Essa é a história da meditação sobre tecnologia, progresso, moralidade, extinção e conhecimento que funciona como um thriller de cosmos em equilíbrio, embora me pareça um tanto exagerado o destino de todo o Universo está nas mãos de Cheng Xin. Mas o autor conseguiu me convencer, de alguma forma, ou eu quero acreditar que ele me convenceu.
Surpreendentemente criativo, ousadamente ambicioso, impressionante em sua finalidade e grandeza, supera as visões mais grandiosas de qualquer épico espacial já concebido. E, no entanto, é tão pessoal e íntimo quanto o diário de um amante; trágico, profundamente filosófico, poético e cruelmente belo.

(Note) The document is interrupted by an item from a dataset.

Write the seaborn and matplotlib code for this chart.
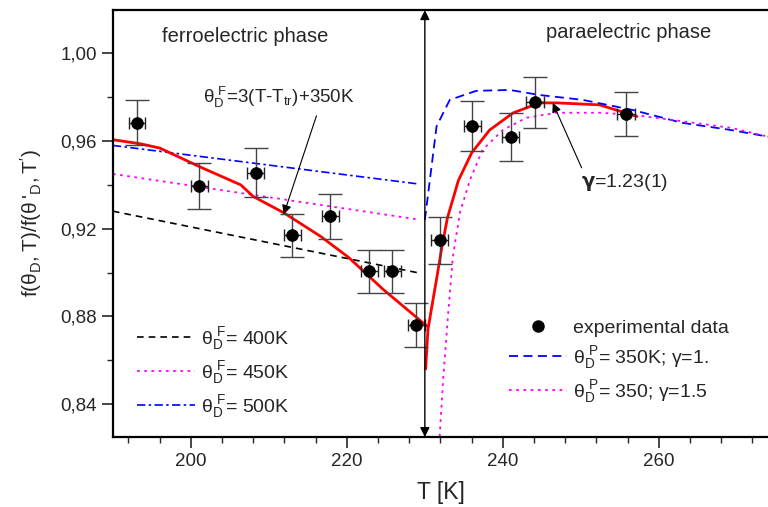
import numpy as np
import pandas as pd
import matplotlib
matplotlib.use("Agg")
import matplotlib.pyplot as plt
from matplotlib.ticker import MultipleLocator, FuncFormatter
from matplotlib.lines import Line2D
import seaborn as sns

# ---------------- data ----------------
exp_T = [193.1, 201.1, 208.3, 213.0, 217.9, 222.9, 225.8, 228.9, 231.9, 236.1, 241.0, 244.1, 255.8]
exp_f = [0.9683, 0.9397, 0.9456, 0.9170, 0.9257, 0.9006, 0.9006, 0.8760, 0.9148, 0.9667, 0.9617, 0.9776, 0.9724]
exp_yerr = [0.0102, 0.0105, 0.0110, 0.0098, 0.0102, 0.0098, 0.0098, 0.0100, 0.0107, 0.0114, 0.0110, 0.0116, 0.0100]
exp_xerr = [1.0, 1.1, 1.1, 1.1, 1.1, 1.1, 1.1, 1.1, 1.1, 1.1, 1.1, 1.15, 1.1]

# ferroelectric model curves
ferro_T = [190.0, 229.0]
ferro400_f = [0.9280, 0.9000]
ferro450_f = [0.9450, 0.9243]
ferro500_f = [0.9580, 0.9405]

# fit curve, ferroelectric side
fitF_T = [190.0, 193.6, 196.0, 201.3, 206.4, 208.0, 211.9, 216.6, 220.2, 224.6, 230.3]
fitF_f = [0.9606, 0.9587, 0.9568, 0.9480, 0.9400, 0.9347, 0.9273, 0.9166, 0.9070, 0.8925, 0.8755]

# fit curve, paraelectric side
fitP_T = [230.1, 230.4, 230.9, 231.5, 232.2, 232.9, 234.3, 236.0, 238.3, 241.3, 244.7, 246.9, 252.4, 257.2]
fitP_f = [0.8560, 0.8740, 0.8846, 0.8970, 0.9120, 0.9250, 0.9420, 0.9546, 0.9650, 0.9728, 0.9774, 0.9774, 0.9765, 0.9712]

# paraelectric model curves
paraG1_T = [230.0, 230.65, 231.5, 233.2, 236.6, 240.9, 244.7, 250.2, 256.6, 263.0, 269.3, 274.0]
paraG1_f = [0.9240, 0.9424, 0.9667, 0.9788, 0.9829, 0.9833, 0.9810, 0.9788, 0.9742, 0.9683, 0.9650, 0.9620]
paraG15_T = [231.9, 232.35, 233.0, 233.6, 234.5, 235.8, 237.4, 240.0, 243.0, 246.9, 252.4, 256.6, 263.0, 269.3, 274.0]
paraG15_f = [0.8253, 0.8515, 0.8820, 0.9075, 0.9274, 0.9424, 0.9560, 0.9650, 0.9706, 0.9729, 0.9729, 0.9720, 0.9690, 0.9660, 0.9620]

T_transition = 230.0

# ---------------- style ----------------
sns.set_style("ticks")
plt.rcParams['font.family'] = ['Liberation Sans', 'DejaVu Sans']
plt.rcParams['mathtext.default'] = 'regular'

fig = plt.figure(figsize=(7.68, 5.07), dpi=100)
ax = fig.add_axes([0.147, 0.138, 0.853, 0.842])

def curve(T, f, **kw):
    df = pd.DataFrame({"T": T, "f": f})
    sns.lineplot(data=df, x="T", y="f", ax=ax, sort=False, estimator=None, **kw)

curve(ferro_T, ferro400_f, color="black", lw=1.2, dashes=(4, 3), label=r"$θ_D^{\ F}$= 400K")
curve(ferro_T, ferro450_f, color="#ff00ff", lw=1.3, dashes=(1.5, 2.5), label=r"$θ_D^{\ F}$= 450K")
curve(ferro_T, ferro500_f, color="#0000ff", lw=1.2, dashes=(5, 2, 1.5, 2), label=r"$θ_D^{\ F}$= 500K")
curve(fitF_T, fitF_f, color="#ff0000", lw=2.0)
curve(fitP_T, fitP_f, color="#ff0000", lw=2.0)
curve(paraG1_T, paraG1_f, color="#0000ff", lw=1.3, dashes=(5, 3))
curve(paraG15_T, paraG15_f, color="#ff00ff", lw=1.3, dashes=(1.5, 2.5))

# error bars
ax.errorbar(exp_T, exp_f, yerr=exp_yerr, fmt="none", ecolor="#444444", elinewidth=1.0, capsize=8.5, capthick=1.0, zorder=3)
ax.errorbar(exp_T, exp_f, xerr=exp_xerr, fmt="none", ecolor="#222222", elinewidth=1.0, capsize=4.5, capthick=1.0, zorder=3)
sns.scatterplot(x=exp_T, y=exp_f, ax=ax, color="black", s=70, marker="o", edgecolor="black", zorder=4)

# axes setup
ax.set_xlim(190, 274)
ax.set_ylim(0.825, 1.0197)
ax.xaxis.set_major_locator(MultipleLocator(20))
ax.xaxis.set_minor_locator(MultipleLocator(4))
ax.yaxis.set_major_locator(MultipleLocator(0.04))
ax.yaxis.set_minor_locator(MultipleLocator(0.02))
ax.yaxis.set_major_formatter(FuncFormatter(lambda v, p: f"{v:.2f}".replace(".", ",")))
ax.tick_params(which="major", length=8, width=1.2, labelsize=13.5, direction="out")
ax.tick_params(which="minor", length=4.5, width=1.0, direction="out")
for s in ["left", "bottom", "top"]:
    ax.spines[s].set_linewidth(1.6)
    ax.spines[s].set_color("black")
ax.spines["right"].set_visible(False)

ax.set_xlabel("T [K]", fontsize=16.5, labelpad=8)
ax.set_ylabel(r"$f(θ_D, T)/f(θ\,'_D, T')$", fontsize=15, labelpad=12)

# transition arrow
ax.annotate("", xy=(T_transition, 1.0197), xytext=(T_transition, 0.825),
            arrowprops=dict(arrowstyle="<|-|>", color="black", lw=1.0,
                            shrinkA=0, shrinkB=0, mutation_scale=14))

# texts
ax.text(207.0, 1.0079, "ferroelectric phase", fontsize=14.5, ha="center", va="center")
ax.text(256.1, 1.0097, "paraelectric phase", fontsize=14.5, ha="center", va="center")
ax.text(201.5, 0.9800, r"$θ_D^{\ F}$=3(T-T$_{tr}$)+350K", fontsize=13.5, ha="left", va="center")
ax.annotate("", xy=(211.9, 0.9265), xytext=(216.1, 0.9715),
            arrowprops=dict(arrowstyle="-|>", color="black", lw=0.8, shrinkA=0, shrinkB=0, mutation_scale=14))
ax.text(250.0, 0.9410, r"$\mathbf{γ}$=1.23(1)", fontsize=14, ha="left", va="center")
ax.annotate("", xy=(246.4, 0.9774), xytext=(250.1, 0.9478),
            arrowprops=dict(arrowstyle="-|>", color="black", lw=0.8, shrinkA=0, shrinkB=0, mutation_scale=14))

# left legend (ferro curves)
leg1 = ax.legend(loc="lower left", bbox_to_anchor=(0.01, 0.0), frameon=False, fontsize=14,
                 handlelength=3.0, labelspacing=0.35, handletextpad=0.3)
ax.add_artist(leg1)

# right legend (para curves + data)
h = [Line2D([], [], color="black", marker="o", ls="none", ms=8),
     Line2D([], [], color="#0000ff", lw=1.3, dashes=(5, 3)),
     Line2D([], [], color="#ff00ff", lw=1.3, dashes=(1.5, 2.5))]
lab = ["experimental data", r"$θ_D^{\ P}$= 350K; γ=1.", r"$θ_D^{\ P}$= 350; γ=1.5"]
ax.legend(h, lab, loc="lower left", bbox_to_anchor=(0.578, 0.035), frameon=False, fontsize=14,
          handlelength=3.0, labelspacing=0.35, handletextpad=0.3)

fig.savefig("out.png", dpi=100)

Surpreendentemente original em enredo e execução, cheio de reviravoltas alucinantes, demonstra que ainda há arte no mundo. Mesmo com toda a sua destruição, as lembranças do passado da Terra nos guardam o melhor que a humanidade tem: não são nossas fraquezas emocionais, a nossa natureza imperfeita e nem nossos preconceitos inerentes a nossa existência, mas sim a nossa empatia, o amor e a humanidade que temos uns com outros.
? Mesmo com as falhas encontradas no decorrer da trilogia, tenho amado muito essa série e acho que grande parte se deve ao fato de ela incorporar totalmente o espírito da ficção científica. A ficção científica, mais do que qualquer outro gênero, explora os aspectos sociais e tecnológicos da humanidade e pondera sobre suas consequências. É uma literatura de ideias.
Cixin Liu brinca com essas ideias através de metáforas, onde ele se destaca não apenas em usar essas ideias, mas também em desenvolvê-las em um grau nunca antes visto e transformá-las em um grande conto épico. É realmente uma façanha para experimentar. Ele é a prova de quão longe a sua própria imaginação o levou: para muito além das fronteiras de seu país fincando sua literatura chinesa para sempre no cânone da ficção científica.